Pull out the lines running from the one with "Emit a component" to the one with "Chart.register(...registerables);", inclusive, word for word. Drop any picture.

Data for this exercise:
######

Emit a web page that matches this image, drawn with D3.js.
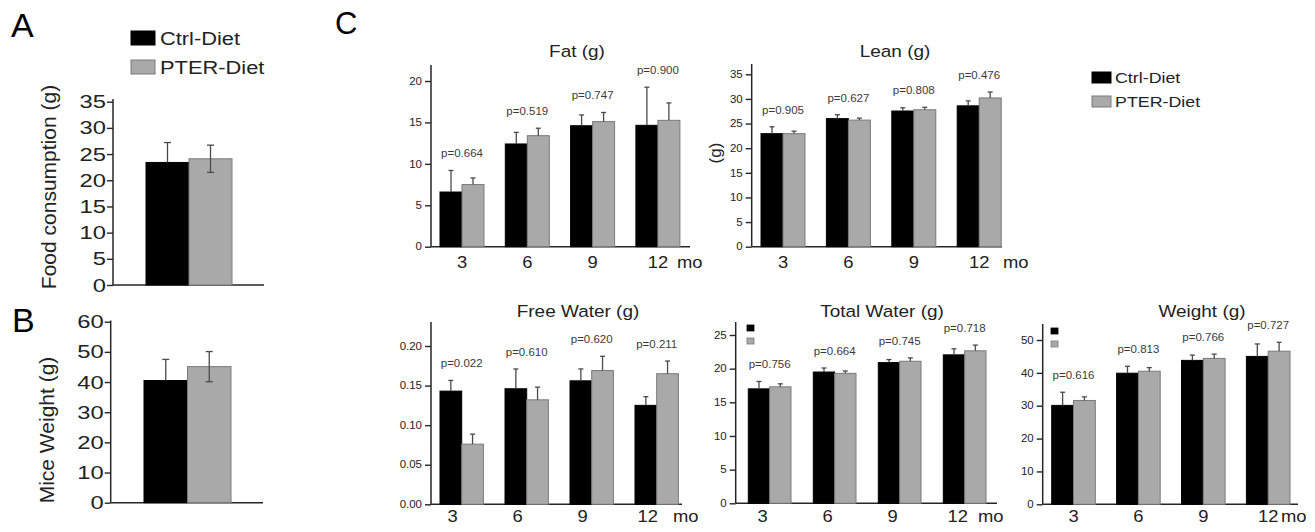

######

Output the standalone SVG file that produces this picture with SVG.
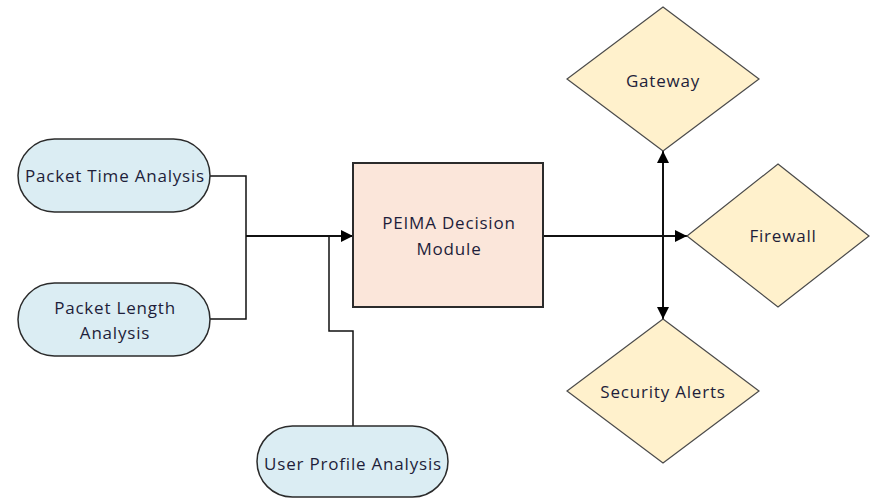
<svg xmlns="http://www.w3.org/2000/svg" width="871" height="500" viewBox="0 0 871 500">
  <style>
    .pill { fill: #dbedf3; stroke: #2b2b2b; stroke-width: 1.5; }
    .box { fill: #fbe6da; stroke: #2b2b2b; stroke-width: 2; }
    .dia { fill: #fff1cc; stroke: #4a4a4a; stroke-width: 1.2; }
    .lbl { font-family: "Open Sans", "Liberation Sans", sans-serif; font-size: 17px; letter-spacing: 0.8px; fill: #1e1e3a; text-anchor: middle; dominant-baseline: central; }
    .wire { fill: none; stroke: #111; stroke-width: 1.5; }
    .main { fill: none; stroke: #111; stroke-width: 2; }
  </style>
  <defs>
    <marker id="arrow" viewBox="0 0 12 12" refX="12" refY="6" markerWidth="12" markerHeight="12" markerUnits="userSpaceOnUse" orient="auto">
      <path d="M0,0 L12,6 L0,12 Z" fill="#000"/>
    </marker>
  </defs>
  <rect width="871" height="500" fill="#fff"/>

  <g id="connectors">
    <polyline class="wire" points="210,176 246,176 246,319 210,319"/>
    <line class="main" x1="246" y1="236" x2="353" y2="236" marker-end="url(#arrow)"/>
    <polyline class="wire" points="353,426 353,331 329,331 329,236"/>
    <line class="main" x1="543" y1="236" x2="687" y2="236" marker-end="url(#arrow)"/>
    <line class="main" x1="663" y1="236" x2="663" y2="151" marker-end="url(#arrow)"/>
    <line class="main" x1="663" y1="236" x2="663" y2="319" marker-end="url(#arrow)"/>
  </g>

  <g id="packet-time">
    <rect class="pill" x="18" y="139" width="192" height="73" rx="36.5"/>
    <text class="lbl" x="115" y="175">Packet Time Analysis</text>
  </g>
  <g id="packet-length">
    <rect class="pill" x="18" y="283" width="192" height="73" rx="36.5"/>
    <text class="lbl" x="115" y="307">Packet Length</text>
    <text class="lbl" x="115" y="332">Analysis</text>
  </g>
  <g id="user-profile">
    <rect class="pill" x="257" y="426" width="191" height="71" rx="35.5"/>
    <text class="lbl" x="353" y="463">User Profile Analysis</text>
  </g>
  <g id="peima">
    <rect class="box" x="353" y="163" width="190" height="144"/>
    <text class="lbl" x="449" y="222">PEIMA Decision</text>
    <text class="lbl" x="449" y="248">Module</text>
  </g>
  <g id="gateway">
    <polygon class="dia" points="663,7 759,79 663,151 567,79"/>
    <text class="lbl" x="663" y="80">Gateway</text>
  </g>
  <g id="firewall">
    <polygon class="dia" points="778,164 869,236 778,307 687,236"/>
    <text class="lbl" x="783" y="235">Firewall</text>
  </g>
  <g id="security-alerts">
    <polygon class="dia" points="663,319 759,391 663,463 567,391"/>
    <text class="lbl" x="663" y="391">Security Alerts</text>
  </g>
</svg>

######

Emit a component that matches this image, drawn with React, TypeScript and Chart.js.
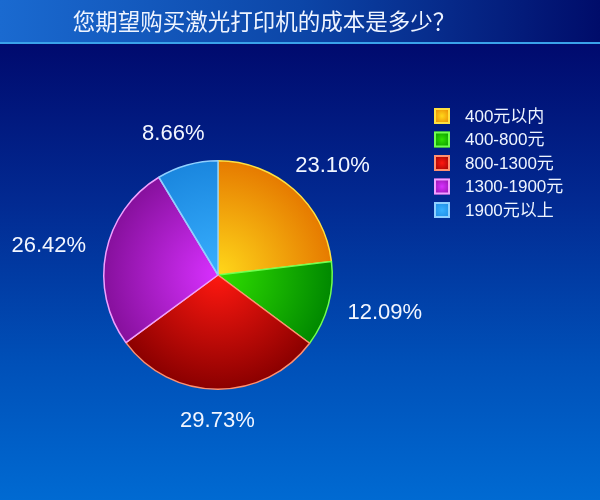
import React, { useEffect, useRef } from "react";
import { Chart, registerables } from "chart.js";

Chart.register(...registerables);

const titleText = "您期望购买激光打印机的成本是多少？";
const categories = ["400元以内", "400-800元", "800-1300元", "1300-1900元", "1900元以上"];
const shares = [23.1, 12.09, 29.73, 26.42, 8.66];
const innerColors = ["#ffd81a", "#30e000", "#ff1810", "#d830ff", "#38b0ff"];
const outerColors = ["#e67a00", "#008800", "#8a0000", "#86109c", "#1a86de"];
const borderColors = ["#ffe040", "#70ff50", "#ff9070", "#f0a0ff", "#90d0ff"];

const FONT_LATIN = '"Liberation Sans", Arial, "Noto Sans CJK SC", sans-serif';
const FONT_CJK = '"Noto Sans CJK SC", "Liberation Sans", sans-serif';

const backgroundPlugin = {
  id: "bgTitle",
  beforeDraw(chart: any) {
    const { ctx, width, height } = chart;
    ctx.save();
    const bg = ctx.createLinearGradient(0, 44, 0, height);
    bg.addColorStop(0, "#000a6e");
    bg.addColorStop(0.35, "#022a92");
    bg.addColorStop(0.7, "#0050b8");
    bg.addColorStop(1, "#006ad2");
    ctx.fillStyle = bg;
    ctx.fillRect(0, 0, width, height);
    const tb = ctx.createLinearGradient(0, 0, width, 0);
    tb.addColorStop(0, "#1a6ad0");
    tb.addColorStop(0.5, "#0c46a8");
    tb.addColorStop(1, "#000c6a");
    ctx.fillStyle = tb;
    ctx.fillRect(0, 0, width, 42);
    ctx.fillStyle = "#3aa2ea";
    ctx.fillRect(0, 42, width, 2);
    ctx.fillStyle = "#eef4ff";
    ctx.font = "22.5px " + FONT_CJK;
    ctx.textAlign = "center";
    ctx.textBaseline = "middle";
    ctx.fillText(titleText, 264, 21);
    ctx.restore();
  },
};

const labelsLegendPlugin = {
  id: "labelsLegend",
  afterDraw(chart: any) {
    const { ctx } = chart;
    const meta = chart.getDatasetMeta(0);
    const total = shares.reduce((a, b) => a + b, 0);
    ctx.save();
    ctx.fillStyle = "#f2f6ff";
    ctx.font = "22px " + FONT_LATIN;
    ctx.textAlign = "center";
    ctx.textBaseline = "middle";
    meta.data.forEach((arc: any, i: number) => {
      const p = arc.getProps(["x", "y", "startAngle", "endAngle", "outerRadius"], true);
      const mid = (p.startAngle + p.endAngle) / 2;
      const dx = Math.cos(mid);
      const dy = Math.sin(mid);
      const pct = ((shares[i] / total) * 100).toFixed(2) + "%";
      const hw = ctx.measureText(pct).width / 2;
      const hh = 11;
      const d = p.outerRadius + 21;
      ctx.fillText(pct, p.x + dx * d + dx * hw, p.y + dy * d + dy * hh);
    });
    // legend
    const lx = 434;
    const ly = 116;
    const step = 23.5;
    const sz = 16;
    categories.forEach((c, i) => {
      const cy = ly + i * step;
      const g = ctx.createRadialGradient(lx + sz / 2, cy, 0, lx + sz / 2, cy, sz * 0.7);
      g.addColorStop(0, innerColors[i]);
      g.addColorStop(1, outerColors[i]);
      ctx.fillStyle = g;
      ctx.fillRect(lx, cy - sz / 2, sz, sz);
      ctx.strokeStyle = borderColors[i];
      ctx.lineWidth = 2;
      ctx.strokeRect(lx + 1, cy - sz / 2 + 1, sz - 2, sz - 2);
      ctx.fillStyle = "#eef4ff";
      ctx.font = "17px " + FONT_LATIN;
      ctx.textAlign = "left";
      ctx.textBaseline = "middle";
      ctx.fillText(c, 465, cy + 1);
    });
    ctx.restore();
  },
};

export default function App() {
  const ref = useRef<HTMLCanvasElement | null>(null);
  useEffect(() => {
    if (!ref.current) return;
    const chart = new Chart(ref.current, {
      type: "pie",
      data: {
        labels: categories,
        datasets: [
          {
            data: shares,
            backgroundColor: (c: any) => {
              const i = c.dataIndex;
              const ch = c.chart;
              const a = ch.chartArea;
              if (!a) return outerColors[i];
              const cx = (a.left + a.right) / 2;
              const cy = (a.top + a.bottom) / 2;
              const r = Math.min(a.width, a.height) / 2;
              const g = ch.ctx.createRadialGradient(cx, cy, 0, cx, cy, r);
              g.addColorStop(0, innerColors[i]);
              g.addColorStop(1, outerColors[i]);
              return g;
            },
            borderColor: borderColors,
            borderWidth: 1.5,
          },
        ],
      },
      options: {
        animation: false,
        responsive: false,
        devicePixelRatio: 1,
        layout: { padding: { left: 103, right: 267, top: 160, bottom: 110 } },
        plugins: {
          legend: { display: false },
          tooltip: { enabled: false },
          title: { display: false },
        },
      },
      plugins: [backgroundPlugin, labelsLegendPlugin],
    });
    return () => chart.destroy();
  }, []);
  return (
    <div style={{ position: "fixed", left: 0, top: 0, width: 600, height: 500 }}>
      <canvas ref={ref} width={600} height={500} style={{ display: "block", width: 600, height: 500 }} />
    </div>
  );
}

######

Complete response:
Emit a component that matches this image, drawn with React, TypeScript and Chart.js.
import React, { useEffect, useRef } from "react";
import { Chart, registerables } from "chart.js";

Chart.register(...registerables);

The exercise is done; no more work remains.